During the 2019 general election campaign an agreement was made to bring Dr Dionysios Veronikis to Scotland to treat mesh survivors – apparently with a personal pledge from First Minister Nicola Sturgeon.
However the doctor has told a national newspaper he thought there was no serious intention to bring him here and has had to withdraw from the process of gaining accreditation.
Dr Veronikis told the Sunday Post: “After 18 months of trying to come to an agreement with the Scottish Government to get me the contract I needed to complete the GMC accreditation I need to work there, I am no further forward.
“In the circumstances, I have had to reluctantly withdraw as it is the most transparent thing to do for the mesh-injured women who were waiting to see me in Scotland.
“Without definitive dates it is difficult for me to manage international patient travel, and continually having to juggle my schedules is not something I’m prepared to do.”
The report also suggests the Scottish Government said arrangements were halted due to the coronavirus pandemic.
However Lothian MSP Neil Findlay has also criticised the decision.
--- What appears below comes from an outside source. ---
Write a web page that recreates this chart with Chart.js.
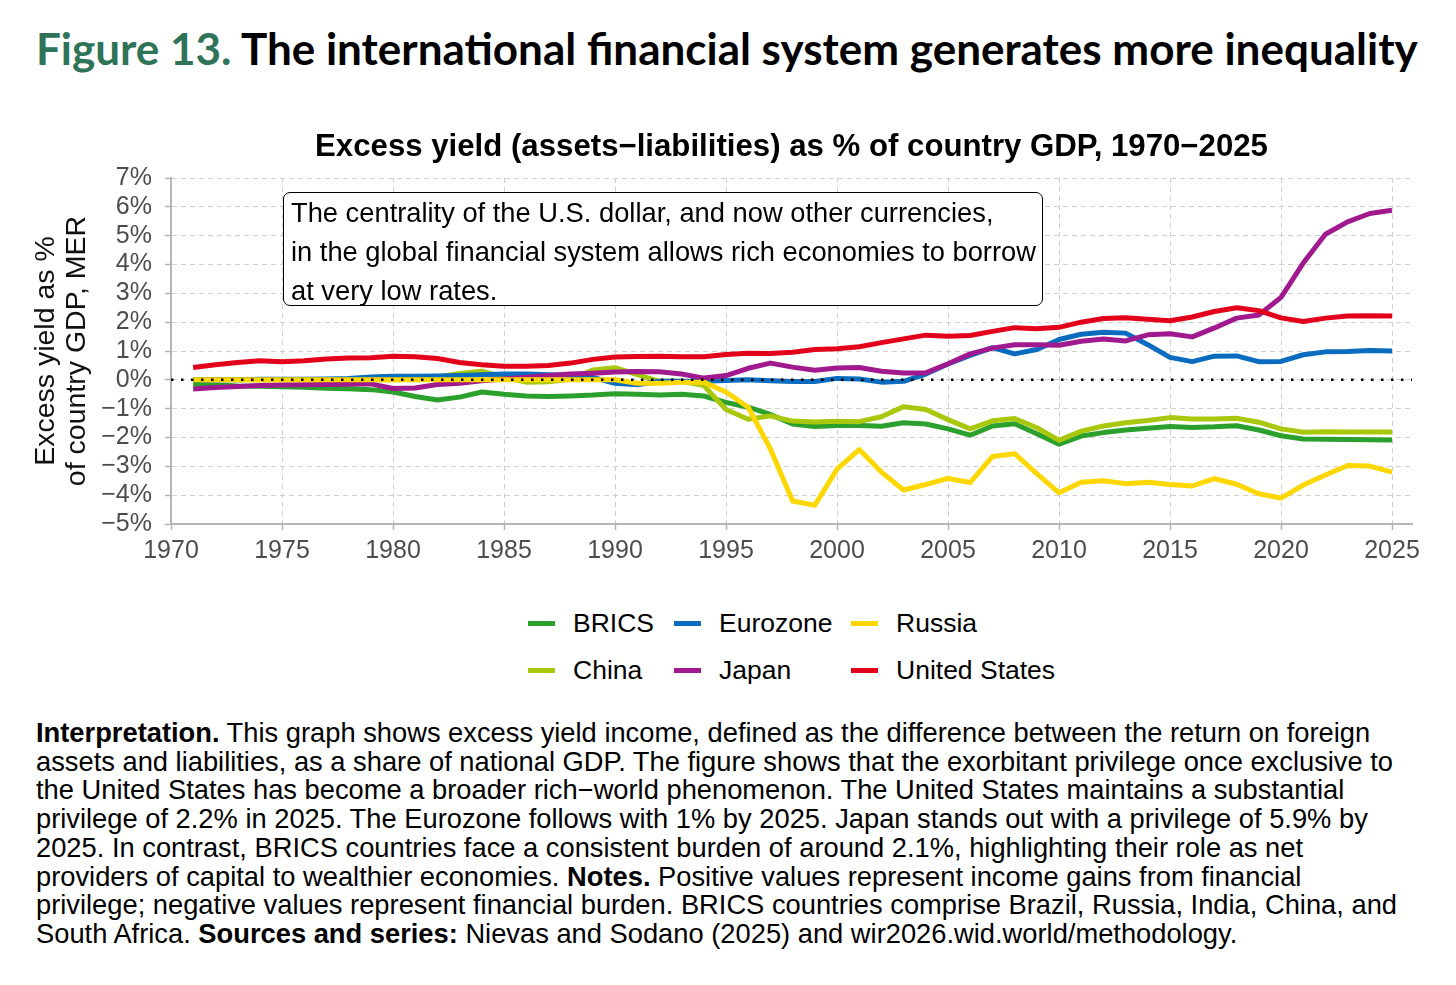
<!DOCTYPE html>
<html lang="en">
<head>
<meta charset="UTF-8">
<title>Figure 13 - Excess yield</title>
<script src="https://cdn.jsdelivr.net/npm/chart.js"></script>
<style>
    html, body { margin: 0; padding: 0; background: #fff; }
    body {
        width: 1456px; height: 985px; position: relative; overflow: hidden;
        font-family: "Liberation Sans", Arial, sans-serif; color: #000;
    }
    #figTitle {
        position: absolute; left: 36px; top: 22px; white-space: nowrap;
        font-family: Lato, sans-serif; font-weight: 700; font-size: 44px; line-height: 52px;
    }
    #figTitle .num { color: #2f7358; }
    #chartTitle {
        position: absolute; left: 171px; width: 1241px; top: 127px; text-align: center;
        font-size: 31.2px; font-weight: bold; line-height: 38px; white-space: nowrap;
    }
    #chartBox { position: absolute; left: 0; top: 110px; width: 1456px; height: 467px; }
    #note {
        position: absolute; left: 283px; top: 192px; width: 760px; height: 114px;
        box-sizing: border-box; border: 1.5px solid #000; border-radius: 7px; background: #fff;
        font-size: 27.3px; line-height: 39px; padding: 0 0 0 7px; white-space: nowrap;
    }
    #legend {
        position: absolute; left: 528px; top: 600px;
        display: grid; grid-template-columns: 146px 177px auto;
    }
    .item { display: flex; align-items: center; height: 47px; font-size: 26.5px; white-space: nowrap; }
    .swatch { width: 27px; height: 5px; margin-right: 18px; }
    #foot {
        position: absolute; left: 36px; top: 719px; font-size: 27.3px; line-height: 28.7px;
        white-space: nowrap;
    }
</style>
</head>
<body>
<div id="figTitle"><span class="num">Figure 13.</span> The international financial system generates more inequality</div>
<div id="chartBox"><canvas id="chart"></canvas></div>
<div id="chartTitle">Excess yield (assets−liabilities) as % of country GDP, 1970−2025</div>
<div id="note">The centrality of the U.S. dollar, and now other currencies,<br>in the global financial system allows rich economies to borrow<br>at very low rates.</div>
<div id="legend"></div>
<div id="foot">
<b>Interpretation.</b> This graph shows excess yield income, defined as the difference between the return on foreign<br>
assets and liabilities, as a share of national GDP. The figure shows that the exorbitant privilege once exclusive to<br>
the United States has become a broader rich−world phenomenon. The United States maintains a substantial<br>
privilege of 2.2% in 2025. The Eurozone follows with 1% by 2025. Japan stands out with a privilege of 5.9% by<br>
2025. In contrast, BRICS countries face a consistent burden of around 2.1%, highlighting their role as net<br>
providers of capital to wealthier economies. <b>Notes.</b> Positive values represent income gains from financial<br>
privilege; negative values represent financial burden. BRICS countries comprise Brazil, Russia, India, China, and<br>
South Africa. <b>Sources and series:</b> Nievas and Sodano (2025) and wir2026.wid.world/methodology.
</div>

<script>
    // years 1971-2025, values in % of GDP
    const years = [];
    for (let y = 1971; y <= 2025; y++) years.push(y);

    const brics = [
        -0.15, -0.18, -0.21, -0.22, -0.24, -0.26, -0.29, -0.31, -0.34, -0.42,
        -0.58, -0.70, -0.60, -0.42, -0.50, -0.56, -0.58, -0.56, -0.53, -0.48,
        -0.50, -0.53, -0.50, -0.56, -0.78, -0.95, -1.20, -1.53, -1.62, -1.58,
        -1.58, -1.61, -1.49, -1.53, -1.70, -1.92, -1.60, -1.52, -1.87, -2.23,
        -1.95, -1.83, -1.74, -1.68, -1.62, -1.65, -1.63, -1.59, -1.74, -1.94,
        -2.05, -2.06, -2.07, -2.08, -2.09
    ];
    const china = [
        0.00, 0.00, 0.00, 0.00, 0.00, 0.00, 0.00, 0.00, 0.00, 0.00,
        0.02, 0.10, 0.22, 0.30, 0.08, -0.08, -0.07, 0.02, 0.34, 0.42,
        0.18, -0.05, -0.05, -0.20, -1.03, -1.37, -1.25, -1.43, -1.46, -1.44,
        -1.45, -1.28, -0.93, -1.03, -1.38, -1.70, -1.42, -1.34, -1.66, -2.10,
        -1.78, -1.60, -1.49, -1.41, -1.31, -1.36, -1.36, -1.33, -1.47, -1.70,
        -1.82, -1.80, -1.81, -1.81, -1.81
    ];
    const eurozone = [
        0.00, 0.00, 0.00, 0.02, 0.02, 0.02, 0.03, 0.05, 0.10, 0.12,
        0.12, 0.13, 0.15, 0.18, 0.20, 0.20, 0.18, 0.15, 0.08, -0.12,
        -0.17, -0.05, -0.05, -0.05, -0.02, 0.00, -0.03, -0.06, -0.06, 0.05,
        0.03, -0.08, -0.05, 0.20, 0.55, 0.85, 1.12, 0.90, 1.05, 1.40,
        1.58, 1.65, 1.62, 1.22, 0.78, 0.63, 0.82, 0.83, 0.63, 0.64,
        0.87, 0.97, 0.98, 1.02, 1.00
    ];
    const japan = [
        -0.32, -0.27, -0.23, -0.20, -0.18, -0.17, -0.16, -0.15, -0.14, -0.30,
        -0.28, -0.16, -0.12, -0.03, 0.03, 0.09, 0.15, 0.20, 0.23, 0.27,
        0.29, 0.28, 0.20, 0.06, 0.15, 0.40, 0.58, 0.44, 0.33, 0.41,
        0.43, 0.30, 0.24, 0.24, 0.56, 0.90, 1.10, 1.22, 1.22, 1.20,
        1.34, 1.42, 1.35, 1.56, 1.60, 1.49, 1.80, 2.14, 2.25, 2.86,
        4.05, 5.05, 5.48, 5.77, 5.88
    ];
    const russia = [
        0.00, 0.00, 0.00, 0.00, 0.00, 0.00, 0.00, 0.00, 0.00, 0.00,
        0.00, 0.00, 0.00, 0.00, 0.00, 0.00, 0.00, 0.00, 0.00, 0.00,
        -0.12, -0.12, -0.08, -0.08, -0.42, -0.95, -2.40, -4.20, -4.35, -3.10,
        -2.42, -3.20, -3.82, -3.63, -3.42, -3.56, -2.66, -2.56, -3.25, -3.92,
        -3.55, -3.50, -3.60, -3.55, -3.63, -3.68, -3.43, -3.62, -3.95, -4.10,
        -3.65, -3.30, -2.97, -2.99, -3.20
    ];
    const unitedStates = [
        0.43, 0.52, 0.60, 0.66, 0.63, 0.66, 0.72, 0.76, 0.77, 0.82,
        0.80, 0.74, 0.60, 0.52, 0.47, 0.47, 0.50, 0.58, 0.71, 0.79,
        0.81, 0.82, 0.80, 0.80, 0.88, 0.92, 0.91, 0.96, 1.05, 1.08,
        1.15, 1.29, 1.42, 1.55, 1.51, 1.54, 1.68, 1.81, 1.77, 1.82,
        2.00, 2.13, 2.15, 2.10, 2.05, 2.18, 2.37, 2.50, 2.40, 2.15,
        2.02, 2.14, 2.21, 2.22, 2.21
    ];

    const seriesNames = ['BRICS', 'Eurozone', 'Russia', 'China', 'Japan', 'United States'];
    const seriesColors = ['#2ca02c', '#0a6cbf', '#ffd700', '#a9c80d', '#a0198f', '#e3001b'];
    const seriesValues = [brics, eurozone, russia, china, japan, unitedStates];

    const xTicks = [1970, 1975, 1980, 1985, 1990, 1995, 2000, 2005, 2010, 2015, 2020, 2025];
    const xMin = 1970, xMax = 2025.9;
    const yMin = -5, yMax = 7;
    const zeroLine = [0, 0];

    // draw order: BRICS at the bottom ... United States on top, dotted zero line above all
    const drawOrder = ['United States', 'Russia', 'Japan', 'Eurozone', 'China', 'BRICS'];

    const datasets = [{
        label: 'zero',
        data: [{ x: xMin, y: zeroLine[0] }, { x: xMax, y: zeroLine[1] }],
        borderColor: '#000',
        borderWidth: 2.5,
        borderDash: [2.5, 7.5],
        pointRadius: 0,
        fill: false
    }];
    drawOrder.forEach(name => {
        const i = seriesNames.indexOf(name);
        datasets.push({
            label: name,
            data: years.map((yr, k) => ({ x: yr, y: seriesValues[i][k] })),
            borderColor: seriesColors[i],
            borderWidth: 5,
            pointRadius: 0,
            tension: 0,
            borderJoinStyle: 'round',
            borderCapStyle: 'butt',
            fill: false
        });
    });

    // legend laid out in columns like the original
    const legend = document.getElementById('legend');
    seriesNames.forEach((name, i) => {
        const item = document.createElement('div');
        item.className = 'item';
        item.innerHTML = `<span class="swatch" style="background:${seriesColors[i]}"></span>${name}`;
        legend.appendChild(item);
    });

    const axisGrey = '#b5b5b5';
    const gridGrey = '#d0d0d0';
    const tickText = '#4d4d4d';

    new Chart(document.getElementById('chart').getContext('2d'), {
        type: 'line',
        data: { datasets: datasets },
        options: {
            responsive: true,
            maintainAspectRatio: false,
            animation: false,
            layout: { padding: { left: 0, right: 44, top: 68, bottom: 5 } },
            plugins: {
                legend: { display: false },
                tooltip: { enabled: false },
                title: { display: false }
            },
            scales: {
                x: {
                    type: 'linear',
                    min: xMin,
                    max: xMax,
                    afterBuildTicks: scale => { scale.ticks = xTicks.map(v => ({ value: v })); },
                    ticks: {
                        color: tickText,
                        font: { family: '"Liberation Sans", Arial, sans-serif', size: 25 },
                        padding: 6,
                        maxRotation: 0,
                        autoSkip: false,
                        callback: v => String(v)
                    },
                    grid: { color: gridGrey, lineWidth: 1, tickLength: 6, tickColor: axisGrey, tickWidth: 1.5, tickBorderDash: [] },
                    border: { color: axisGrey, width: 2, dash: [5, 4] }
                },
                y: {
                    min: yMin,
                    max: yMax,
                    afterFit: scale => { scale.width = 171; },
                    ticks: {
                        stepSize: 1,
                        autoSkip: false,
                        color: tickText,
                        font: { family: '"Liberation Sans", Arial, sans-serif', size: 25 },
                        padding: 13,
                        callback: v => (v < 0 ? '\u2212' : '') + Math.abs(v) + '%'
                    },
                    grid: { color: gridGrey, lineWidth: 1, tickLength: 6, tickColor: axisGrey, tickWidth: 1.5, tickBorderDash: [] },
                    border: { color: axisGrey, width: 2, dash: [5, 4] },
                    title: {
                        display: true,
                        text: ['Excess yield as %', 'of country GDP, MER'],
                        color: '#111',
                        font: { family: '"Liberation Sans", Arial, sans-serif', size: 28.5, lineHeight: 1.1 },
                        padding: { top: 30, bottom: 0 }
                    }
                }
            }
        }
    });
</script>
</body>
</html>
He said: “The Scottish Government and the First Minister have once again failed Scottish mesh survivors.
“Nicola Sturgeon gave a personal commitment at a meeting of mesh survivors during the general election to do all she could to bring Dr Veronikis to Scotland to carry out full mesh removal procedures on Scottish women who are desperate for his help.
“Since full mesh removals are not available here many saw this as their last chance to have this poison removed from their body.
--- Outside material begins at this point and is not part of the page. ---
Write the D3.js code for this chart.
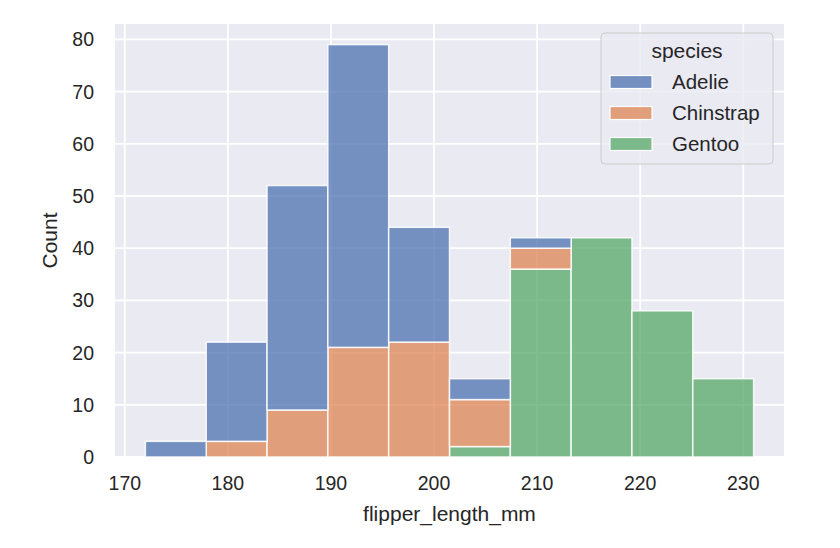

“Dr Veronikis made the generous offer to come over a year ago but prevarication, delay and the downright obstruction by senior officials and medics with a vested interest in blocking him coming to Scotland has meant there has been zero progress.
“This a devastating blow to many women who were given hope of an improved quality of life by the prospect of having mesh removed in full; given the repeated failures in their handling of the whole mesh scandal the Scottish Government must recognise its appalling failures and now follow the Government of Canada which it appears will be funding patients to go the US for this life transforming surgery.
“There is a moral duty on the SNP government to follow Canada’s lead.”
However, a Scottish Government spokeswoman responded to the report, saying: “We have not received any correspondence from Dr Veronikis to say he has withdrawn his offer to come to Scotland.
“The Scottish Government, including the office of the chief medical officer, has undertaken extensive action to enable this to happen as soon as possible.
“The former chief medical officer wrote to Dr Veronikis in February stating NHS Scotland would be pleased to offer him a contract of employment subject to the standard regulatory and patient safety related requirements that apply to any visiting clinician – that remains the case.
“Dr Veronikis was invited to Scotland in the spring and was provided with a proposed schedule that would have allowed him to experience and observe the operating environment including theatre list, pre and post-operative processes, the use of multi-disciplinary teams, and consent processes.
“Clearly the global Covid-19 pandemic, with its massive impact on health services and travel, has prevented this from be able to be taken forward at this time.
“However, we would wish it to take place as soon as it was possible to safely happen.”
She added: “The First Minister and Health Secretary remain absolutely determined to do everything possible to ensure that all women affected by transvaginal mesh problems get the treatment and the care that they need.
“The Scottish Government has taken decisive action, including establishing a Complex Pelvic Mesh Removal Service, and a Case Record Review.
“In addition, a £1 million fund has been created to help support women with transvaginal mesh complications.
“The scheme, which will be run by NHS National Services Scotland, will open for applications at the start of July and run until the end of June next year.”